Background
Literature Study
As technology advances further, leading researchers and scientists have continually developed new technologies to counter emerging viral diseases and illnesses. These technologies have been fundamental in preventing the spread of viral illnesses especially in densely populated areas by providing a means of detecting carriers before they are able to come into contact with other individuals. The following section of this report will focus on discussing various technologies that have been implemented in the past and how they compare to the project developed for ECE 499 in terms of various metrics such as cost, ease of implementation, etc.
DNA Sequencing
DNA sequencing was discovered in the late 70’s and it can be defined by the process of determining the order of bases in a human genome
and has been used in technologies to detect viral diseases such as MinION. The MinION device (seen in the figure below) is a small
portable tool the size of a flash drive that has the capabilities to extract DNA from blood samples from a suspected carrier of a disease.
The device then runs the DNA sequencing procedure in real time and can generate results within an hour. After the device has finished
gathering data from the gathered DNA from suspected carriers, a specialist is then needed to analyze the results in a computer by inspecting
the constructed DNA sequences by the MinION to determine if the suspected carrier does indeed possess a viral disease.

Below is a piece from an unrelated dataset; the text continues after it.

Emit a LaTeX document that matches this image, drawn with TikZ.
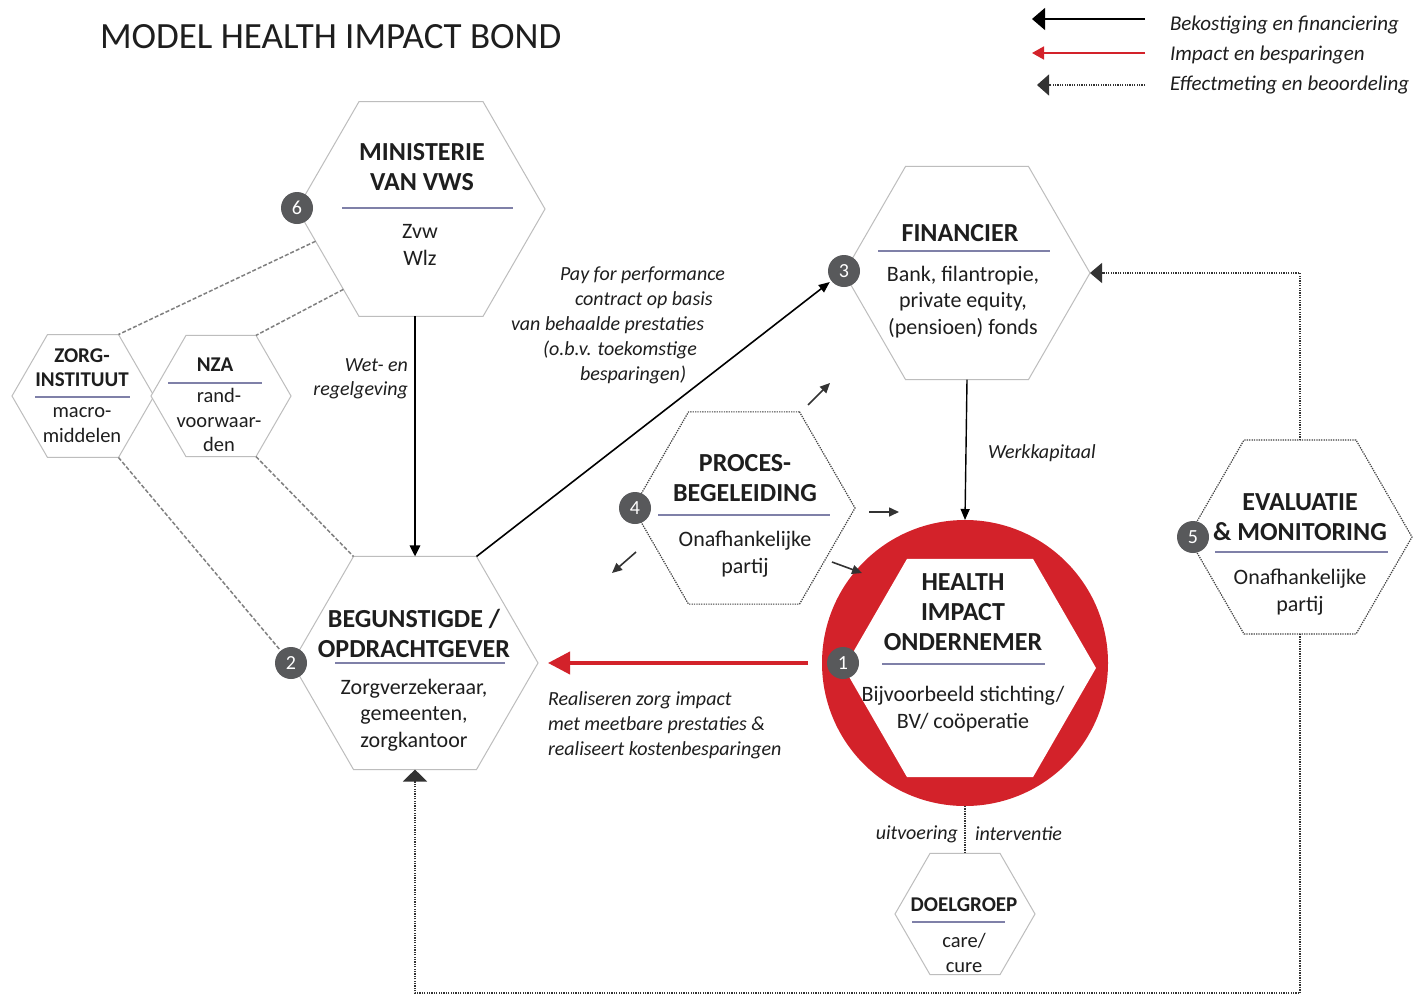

A major advantage of using this device is that it uses DNA sequencing, which is a highly advanced medical tactic that can result in a 99% accuracy. However, a disadvantage of this device is that it required a relatively long time to gather the data (approximately 1 hour), which would make it difficult to deploy in an area with high population density. Furthermore, this device is relatively costly to manufacture and the price for each unit can go upwards of $1000.
Rapid Antigen Test
Another widely used device to detect viral diseases is the Rapid Antigen Detection Test (or more commonly known as a rapid test).
This technology has been continually researched since the early 1980’s during the HIV epidemic, but this technology has risen in popularity
during the Covid-19 pandemic. This device is a small compact plastic strip with two indicators, one indicator is bound with a SARS-CoV-2
protein and the second indicator is bound to a control antigen to serve as a control indicator.
A swab is then taken from the suspected carrier and the sample collected is passed through a tiny slot in the rapid test strip which allows the liquid containing the antigen to flow through the device, binding to the indicators and displaying whether a person is indeed a carrier of the viral disease. This was a popular choice among establishments and governments to identify potential carriers due to a number of factors.
Summary
To summarize, compared to the available market solutions such as the MinION and the Rapid Antigen Detection Test, it is evident that the
A.T.T has the potential to perform better in several aspects. One notable advantage of the A.T.T is its ability to produce instantaneous
results compared to other market solutions, as it only requires the user to stand within view of the camera and the device uses an infrared
laser to capture the user’s temperature.
Another overall advantage this device has is its ease of use, since this device functions autonomously and does not require a complex
procedure to be operated. This is a significant advantage over the MinION and the rapid test since the MinION requires a trained operator
to be used, and although the rapid test can be operated by any individual, it still requires a precise set of steps that must be followed.
A final advantage that the A.T.T has over other solutions is its low cost to produce, since the device consists mainly of readily available
components in the market such as a Raspberry Pi, servos and other sensors. Due to the aforementioned factors, this justifies that the A.T.T
has the potential to provide a better solution than what is currently offered in the market.
Social Impact and Targeted Demographic
The social impact of this project includes the improved health and welfare of communities due to better disease protection. However, if this design does not work correctly, it has the potential to encourage the spread of illness. As a result, some relevant principles from the code of ethics of EGBC for this design are the first and sixth points. To hold paramount the safety and health of the public as well as providing accurate information to individuals. To uphold these principles, the information on human temperature must be correct so as to maintain the public’s safety.
The targeted demographic and user base includes locations of high and constantly moving population density that can include hospitals, airports, schools, and public libraries. This technology would also add value to any closed indoor space but is generally more effective for places that experience a constant stream of people. With social distancing being highly improbable and ineffective to properly follow in cramped spaces such as airplanes and public transport, accurate temperature tracking can help mitigate the spread of diseases.